TASK
Copy out the listing in full, exactly as written, but not its pictures.

COLLECTED DATA

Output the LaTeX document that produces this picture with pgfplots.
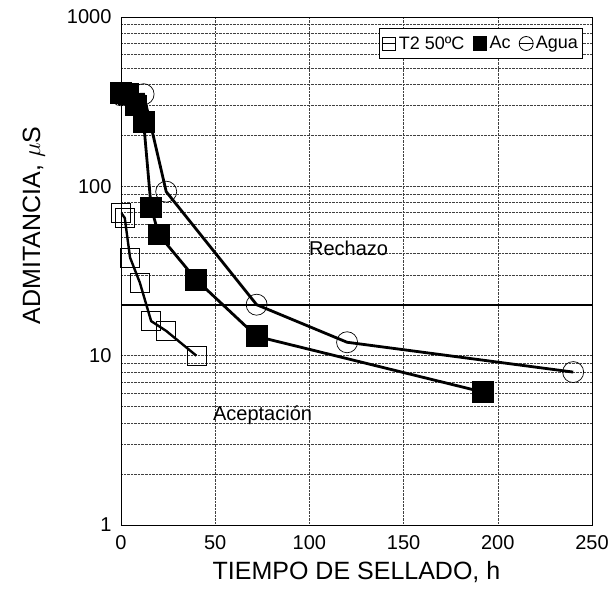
\documentclass[border=0pt]{standalone}
\usepackage{fontspec}
\setmainfont{Liberation Sans}
\usepackage{pgfplots}
\pgfplotsset{compat=1.18}

\begin{document}
\begin{tikzpicture}
\useasboundingbox (-121bp,-69bp) rectangle (491bp,525bp);
\begin{axis}[
  scale only axis, width=471bp, height=508bp,
  xmin=0, xmax=250, ymode=log, ymin=1, ymax=1000,
  xtick={0,50,...,250},
  ytick={1,10,100,1000}, yticklabels={1,10,100,1000},
  /pgf/number format/assume math mode=true,
  major tick length=0pt, minor tick length=0pt,
  xmajorgrids, ymajorgrids, yminorgrids,
  major grid style={densely dotted, line width=0.55bp, black!75},
  minor grid style={densely dotted, line width=0.55bp, black!75},
  axis line style={line width=0.8bp},
  tick label style={font=\fontsize{20bp}{22bp}\selectfont},
  xticklabel style={yshift=-7bp},
  yticklabel style={xshift=-6bp},
  xlabel={TIEMPO DE SELLADO, h},
  ylabel={ADMITANCIA, $\mu$S},
  label style={font=\fontsize{25bp}{28bp}\selectfont},
  xlabel style={at={(axis description cs:0.5,-0.0925)}, anchor=center},
  ylabel style={at={(axis description cs:-0.185,0.59)}, anchor=center},
  legend columns=3,
  legend style={at={(rel axis cs:0.979,0.978)}, anchor=north east, draw=black, line width=0.6bp,
    font=\fontsize{18bp}{21bp}\selectfont, inner xsep=2bp, inner ysep=6bp,
    /tikz/every even column/.append style={column sep=6bp},
    /tikz/every odd column/.append style={column sep=0bp}},
  legend image code/.code={\draw[#1] plot coordinates {(0bp,0bp)(7bp,0bp)(14bp,0bp)};},
]
% legend entries
\addlegendimage{line width=1.2bp, black, mark=square, mark size=6.5bp, mark repeat=2, mark phase=2, mark options={line width=0.8bp}}
\addlegendentry{T2 50ºC}
\addlegendimage{line width=1.2bp, black, mark=square*, mark size=6.5bp, mark repeat=2, mark phase=2}
\addlegendentry{Ac}
\addlegendimage{line width=1.2bp, black, mark=o, mark size=7bp, mark repeat=2, mark phase=2, mark options={line width=0.8bp}}
\addlegendentry{Agua}

% threshold line
\addplot[forget plot, black, line width=2.2bp] coordinates {(0,20)(250,20)};

% T2 50ºC
\addplot[forget plot, black, line width=2.4bp, mark=square, mark size=9.5bp,
  mark options={line width=0.7bp}] coordinates {
  (0,70)(2,65)(4.8,38)(10,27)(16,16)(24,14)(40,10)};

% Ac
\addplot[forget plot, black, line width=2.8bp, mark=square*, mark size=9.5bp] coordinates {
  (0,355)(4,350)(8,300)(12,240)(16,75)(20,52)(40,28)(72,13)(192,6.1)};

% Agua
\addplot[forget plot, black, line width=2.8bp, mark=o, mark size=10.5bp,
  mark options={line width=0.7bp}] coordinates {
  (0,345)(12,350)(24,93)(72,20)(120,12)(240,8)};

\node[anchor=west, font=\fontsize{20bp}{23bp}\selectfont] at (axis cs:98,43) {Rechazo};
\node[anchor=west, font=\fontsize{20bp}{23bp}\selectfont] at (axis cs:47,4.47) {Aceptación};
\end{axis}
\end{tikzpicture}
\end{document}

OUTPUT FOR THIS TASK
Output the LaTeX document that produces this picture with pgfplots.
\documentclass[border=0pt]{standalone}
\usepackage{fontspec}
\setmainfont{Liberation Sans}
\usepackage{pgfplots}
\pgfplotsset{compat=1.18}

\begin{document}
\begin{tikzpicture}
\useasboundingbox (-121bp,-69bp) rectangle (491bp,525bp);
\begin{axis}[
  scale only axis, width=471bp, height=508bp,
  xmin=0, xmax=250, ymode=log, ymin=1, ymax=1000,
  xtick={0,50,...,250},
  ytick={1,10,100,1000}, yticklabels={1,10,100,1000},
  /pgf/number format/assume math mode=true,
  major tick length=0pt, minor tick length=0pt,
  xmajorgrids, ymajorgrids, yminorgrids,
  major grid style={densely dotted, line width=0.55bp, black!75},
  minor grid style={densely dotted, line width=0.55bp, black!75},
  axis line style={line width=0.8bp},
  tick label style={font=\fontsize{20bp}{22bp}\selectfont},
  xticklabel style={yshift=-7bp},
  yticklabel style={xshift=-6bp},
  xlabel={TIEMPO DE SELLADO, h},
  ylabel={ADMITANCIA, $\mu$S},
  label style={font=\fontsize{25bp}{28bp}\selectfont},
  xlabel style={at={(axis description cs:0.5,-0.0925)}, anchor=center},
  ylabel style={at={(axis description cs:-0.185,0.59)}, anchor=center},
  legend columns=3,
  legend style={at={(rel axis cs:0.979,0.978)}, anchor=north east, draw=black, line width=0.6bp,
    font=\fontsize{18bp}{21bp}\selectfont, inner xsep=2bp, inner ysep=6bp,
    /tikz/every even column/.append style={column sep=6bp},
    /tikz/every odd column/.append style={column sep=0bp}},
  legend image code/.code={\draw[#1] plot coordinates {(0bp,0bp)(7bp,0bp)(14bp,0bp)};},
]
% legend entries
\addlegendimage{line width=1.2bp, black, mark=square, mark size=6.5bp, mark repeat=2, mark phase=2, mark options={line width=0.8bp}}
\addlegendentry{T2 50ºC}
\addlegendimage{line width=1.2bp, black, mark=square*, mark size=6.5bp, mark repeat=2, mark phase=2}
\addlegendentry{Ac}
\addlegendimage{line width=1.2bp, black, mark=o, mark size=7bp, mark repeat=2, mark phase=2, mark options={line width=0.8bp}}
\addlegendentry{Agua}

% threshold line
\addplot[forget plot, black, line width=2.2bp] coordinates {(0,20)(250,20)};

% T2 50ºC
\addplot[forget plot, black, line width=2.4bp, mark=square, mark size=9.5bp,
  mark options={line width=0.7bp}] coordinates {
  (0,70)(2,65)(4.8,38)(10,27)(16,16)(24,14)(40,10)};

% Ac
\addplot[forget plot, black, line width=2.8bp, mark=square*, mark size=9.5bp] coordinates {
  (0,355)(4,350)(8,300)(12,240)(16,75)(20,52)(40,28)(72,13)(192,6.1)};

% Agua
\addplot[forget plot, black, line width=2.8bp, mark=o, mark size=10.5bp,
  mark options={line width=0.7bp}] coordinates {
  (0,345)(12,350)(24,93)(72,20)(120,12)(240,8)};

\node[anchor=west, font=\fontsize{20bp}{23bp}\selectfont] at (axis cs:98,43) {Rechazo};
\node[anchor=west, font=\fontsize{20bp}{23bp}\selectfont] at (axis cs:47,4.47) {Aceptación};
\end{axis}
\end{tikzpicture}
\end{document}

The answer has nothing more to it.